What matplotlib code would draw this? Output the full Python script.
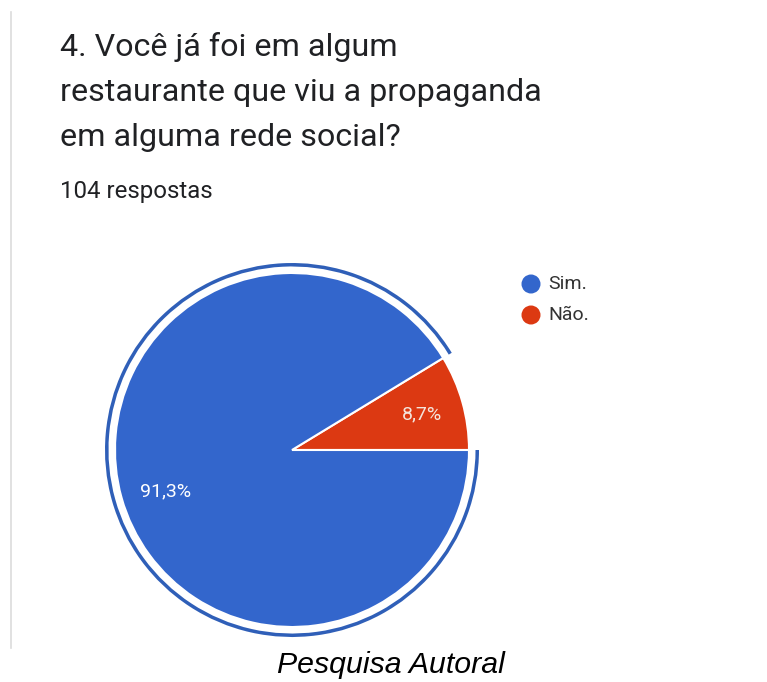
import matplotlib
matplotlib.use("Agg")
import matplotlib.pyplot as plt
from matplotlib.patches import Wedge, Circle

title_lines = ["4. Você já foi em algum",
               "restaurante que viu a propaganda",
               "em alguma rede social?"]
subtitle = "104 respostas"
categories = ["Sim.", "Não."]
values = [91.3, 8.7]
labels = ["91,3%", "8,7%"]
colors = ["#3366cc", "#dc3912"]
caption = "Pesquisa Autoral"

W, H = 767, 682
fig = plt.figure(figsize=(W / 100, H / 100), dpi=100)
ax = fig.add_axes([0, 0, 1, 1])


def Y(y):
    return H - y


# pie: start at 3 o'clock, counterclockwise; Não first then Sim
cx, cy, r = 292, Y(450), 177
order = [1, 0]
wedges, texts = ax.pie([values[i] for i in order], colors=[colors[i] for i in order],
                       center=(cx, cy), radius=r, startangle=0, counterclock=True,
                       wedgeprops=dict(edgecolor="white", linewidth=1.5),
                       frame=True)
ax.set_xlim(0, W)
ax.set_ylim(0, H)
ax.set_aspect("auto")
ax.axis("off")

# left border of the card
ax.plot([11, 11], [Y(12), Y(648)], color="#dcdcdc", lw=1.2)

# title
for i, line in enumerate(title_lines):
    ax.text(60, Y(56 + i * 45), line, fontsize=23.2, family="Roboto",
            color="#202124", ha="left", va="baseline")
ax.text(60, Y(198), subtitle, fontsize=17.3, family="Roboto",
        color="#202124", ha="left", va="baseline")

# highlight ring around the selected "Sim." slice
ang_nao = values[1] / sum(values) * 360
ring = Wedge((cx, cy), 187, ang_nao, 360, width=3.5, facecolor="#2f5fb8",
             edgecolor="none")
ax.add_patch(ring)

# percentage labels
ax.text(166, Y(491), labels[0], fontsize=14, family="Roboto", color="white",
        ha="center", va="center")
ax.text(422, Y(414), labels[1], fontsize=14, family="Roboto", color="#f4e4dc",
        ha="center", va="center")

# legend
for i, (cat, col) in enumerate(zip(categories, colors)):
    yy = Y(284 + i * 31)
    ax.add_patch(Circle((531, yy), 9.5, facecolor=col, edgecolor="none"))
    ax.text(548, yy, cat, fontsize=14, family="Roboto", color="#333333",
            ha="left", va="center")

# caption
ax.text(391, Y(665), caption, fontsize=21.8, family="Liberation Sans",
        style="italic", color="black", ha="center", va="center")

fig.savefig("out.png", dpi=100)
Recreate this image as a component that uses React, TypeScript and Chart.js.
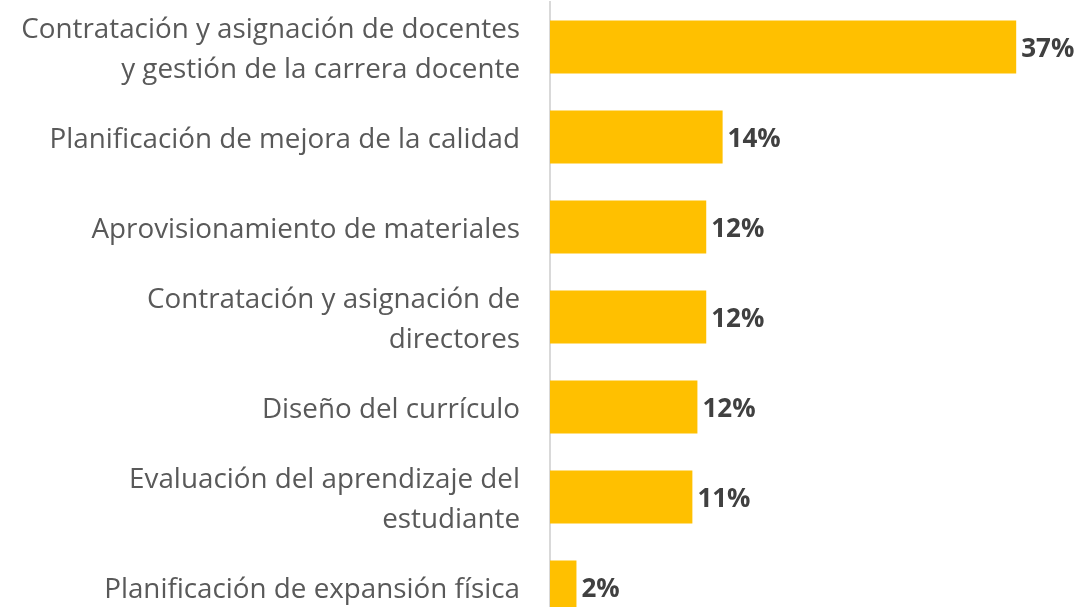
import React, { useEffect, useRef } from "react";
import { Chart, registerables } from "chart.js";

Chart.register(...registerables);

const categories: (string | string[])[] = [
  ["Contratación y asignación de docentes", "y gestión de la carrera docente"],
  "Planificación de mejora de la calidad",
  "Aprovisionamiento de materiales",
  ["Contratación y asignación de", "directores"],
  "Diseño del currículo",
  ["Evaluación del aprendizaje del", "estudiante"],
  "Planificación de expansión física",
];

const values: number[] = [37, 13.7, 12.4, 12.4, 11.7, 11.3, 2.1];

const FONT = "'Open Sans', 'DejaVu Sans', sans-serif";

const dataLabelPlugin = {
  id: "dataLabels",
  afterDatasetsDraw(chart: any) {
    const ctx = chart.ctx;
    const meta = chart.getDatasetMeta(0);
    ctx.save();
    ctx.font = `bold 26px ${FONT}`;
    ctx.fillStyle = "#404040";
    ctx.textAlign = "left";
    ctx.textBaseline = "middle";
    meta.data.forEach((bar: any, i: number) => {
      const v = values[i];
      ctx.fillText(`${Math.round(v)}%`, bar.x + 5, bar.y + 3);
    });
    ctx.restore();
  },
};

export default function App() {
  const ref = useRef<HTMLCanvasElement | null>(null);

  useEffect(() => {
    if (!ref.current) return;
    const chart = new Chart(ref.current, {
      type: "bar",
      data: {
        labels: categories,
        datasets: [
          {
            data: values,
            backgroundColor: "#FFC000",
            borderWidth: 0,
            categoryPercentage: 0.59,
            barPercentage: 1,
          },
        ],
      },
      options: {
        indexAxis: "y",
        animation: false,
        responsive: false,
        layout: { padding: { top: 2, bottom: 8, right: 27, left: 0 } },
        plugins: {
          legend: { display: false },
          tooltip: { enabled: false },
        },
        scales: {
          x: {
            display: false,
            min: 0,
            max: 40,
          },
          y: {
            grid: { display: false, drawTicks: false },
            border: { display: true, color: "#d9d9d9", width: 2 },
            ticks: {
              color: "#595959",
              padding: 30,
              labelOffset: 3,
              font: { family: FONT, size: 27.8, lineHeight: 1.44 },
            },
            afterFit(scale: any) {
              scale.width = 550;
              scale.paddingTop = 0;
              scale.paddingBottom = 0;
            },
          },
        },
      },
      plugins: [dataLabelPlugin],
    });
    return () => chart.destroy();
  }, []);

  return (
    <div
      style={{
        position: "fixed",
        top: 0,
        left: 0,
        width: 1081,
        height: 607,
        overflow: "hidden",
        background: "#ffffff",
      }}
    >
      <canvas
        ref={ref}
        width={1081}
        height={640}
        style={{ width: 1081, height: 640, display: "block" }}
      />
    </div>
  );
}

# CHALLENGE
Repeat the entries exactly. Pictures are excluded from the copy.

# RESULT OF THIS EXERCISE
What matplotlib code would draw this? Output the full Python script.
import matplotlib
matplotlib.use("Agg")
import matplotlib.pyplot as plt
from matplotlib.patches import Wedge, Circle

title_lines = ["4. Você já foi em algum",
               "restaurante que viu a propaganda",
               "em alguma rede social?"]
subtitle = "104 respostas"
categories = ["Sim.", "Não."]
values = [91.3, 8.7]
labels = ["91,3%", "8,7%"]
colors = ["#3366cc", "#dc3912"]
caption = "Pesquisa Autoral"

W, H = 767, 682
fig = plt.figure(figsize=(W / 100, H / 100), dpi=100)
ax = fig.add_axes([0, 0, 1, 1])


def Y(y):
    return H - y


# pie: start at 3 o'clock, counterclockwise; Não first then Sim
cx, cy, r = 292, Y(450), 177
order = [1, 0]
wedges, texts = ax.pie([values[i] for i in order], colors=[colors[i] for i in order],
                       center=(cx, cy), radius=r, startangle=0, counterclock=True,
                       wedgeprops=dict(edgecolor="white", linewidth=1.5),
                       frame=True)
ax.set_xlim(0, W)
ax.set_ylim(0, H)
ax.set_aspect("auto")
ax.axis("off")

# left border of the card
ax.plot([11, 11], [Y(12), Y(648)], color="#dcdcdc", lw=1.2)

# title
for i, line in enumerate(title_lines):
    ax.text(60, Y(56 + i * 45), line, fontsize=23.2, family="Roboto",
            color="#202124", ha="left", va="baseline")
ax.text(60, Y(198), subtitle, fontsize=17.3, family="Roboto",
        color="#202124", ha="left", va="baseline")

# highlight ring around the selected "Sim." slice
ang_nao = values[1] / sum(values) * 360
ring = Wedge((cx, cy), 187, ang_nao, 360, width=3.5, facecolor="#2f5fb8",
             edgecolor="none")
ax.add_patch(ring)

# percentage labels
ax.text(166, Y(491), labels[0], fontsize=14, family="Roboto", color="white",
        ha="center", va="center")
ax.text(422, Y(414), labels[1], fontsize=14, family="Roboto", color="#f4e4dc",
        ha="center", va="center")

# legend
for i, (cat, col) in enumerate(zip(categories, colors)):
    yy = Y(284 + i * 31)
    ax.add_patch(Circle((531, yy), 9.5, facecolor=col, edgecolor="none"))
    ax.text(548, yy, cat, fontsize=14, family="Roboto", color="#333333",
            ha="left", va="center")

# caption
ax.text(391, Y(665), caption, fontsize=21.8, family="Liberation Sans",
        style="italic", color="black", ha="center", va="center")

fig.savefig("out.png", dpi=100)
Recreate this image as a component that uses React, TypeScript and Chart.js.
import React, { useEffect, useRef } from "react";
import { Chart, registerables } from "chart.js";

Chart.register(...registerables);

const categories: (string | string[])[] = [
  ["Contratación y asignación de docentes", "y gestión de la carrera docente"],
  "Planificación de mejora de la calidad",
  "Aprovisionamiento de materiales",
  ["Contratación y asignación de", "directores"],
  "Diseño del currículo",
  ["Evaluación del aprendizaje del", "estudiante"],
  "Planificación de expansión física",
];

const values: number[] = [37, 13.7, 12.4, 12.4, 11.7, 11.3, 2.1];

const FONT = "'Open Sans', 'DejaVu Sans', sans-serif";

const dataLabelPlugin = {
  id: "dataLabels",
  afterDatasetsDraw(chart: any) {
    const ctx = chart.ctx;
    const meta = chart.getDatasetMeta(0);
    ctx.save();
    ctx.font = `bold 26px ${FONT}`;
    ctx.fillStyle = "#404040";
    ctx.textAlign = "left";
    ctx.textBaseline = "middle";
    meta.data.forEach((bar: any, i: number) => {
      const v = values[i];
      ctx.fillText(`${Math.round(v)}%`, bar.x + 5, bar.y + 3);
    });
    ctx.restore();
  },
};

export default function App() {
  const ref = useRef<HTMLCanvasElement | null>(null);

  useEffect(() => {
    if (!ref.current) return;
    const chart = new Chart(ref.current, {
      type: "bar",
      data: {
        labels: categories,
        datasets: [
          {
            data: values,
            backgroundColor: "#FFC000",
            borderWidth: 0,
            categoryPercentage: 0.59,
            barPercentage: 1,
          },
        ],
      },
      options: {
        indexAxis: "y",
        animation: false,
        responsive: false,
        layout: { padding: { top: 2, bottom: 8, right: 27, left: 0 } },
        plugins: {
          legend: { display: false },
          tooltip: { enabled: false },
        },
        scales: {
          x: {
            display: false,
            min: 0,
            max: 40,
          },
          y: {
            grid: { display: false, drawTicks: false },
            border: { display: true, color: "#d9d9d9", width: 2 },
            ticks: {
              color: "#595959",
              padding: 30,
              labelOffset: 3,
              font: { family: FONT, size: 27.8, lineHeight: 1.44 },
            },
            afterFit(scale: any) {
              scale.width = 550;
              scale.paddingTop = 0;
              scale.paddingBottom = 0;
            },
          },
        },
      },
      plugins: [dataLabelPlugin],
    });
    return () => chart.destroy();
  }, []);

  return (
    <div
      style={{
        position: "fixed",
        top: 0,
        left: 0,
        width: 1081,
        height: 607,
        overflow: "hidden",
        background: "#ffffff",
      }}
    >
      <canvas
        ref={ref}
        width={1081}
        height={640}
        style={{ width: 1081, height: 640, display: "block" }}
      />
    </div>
  );
}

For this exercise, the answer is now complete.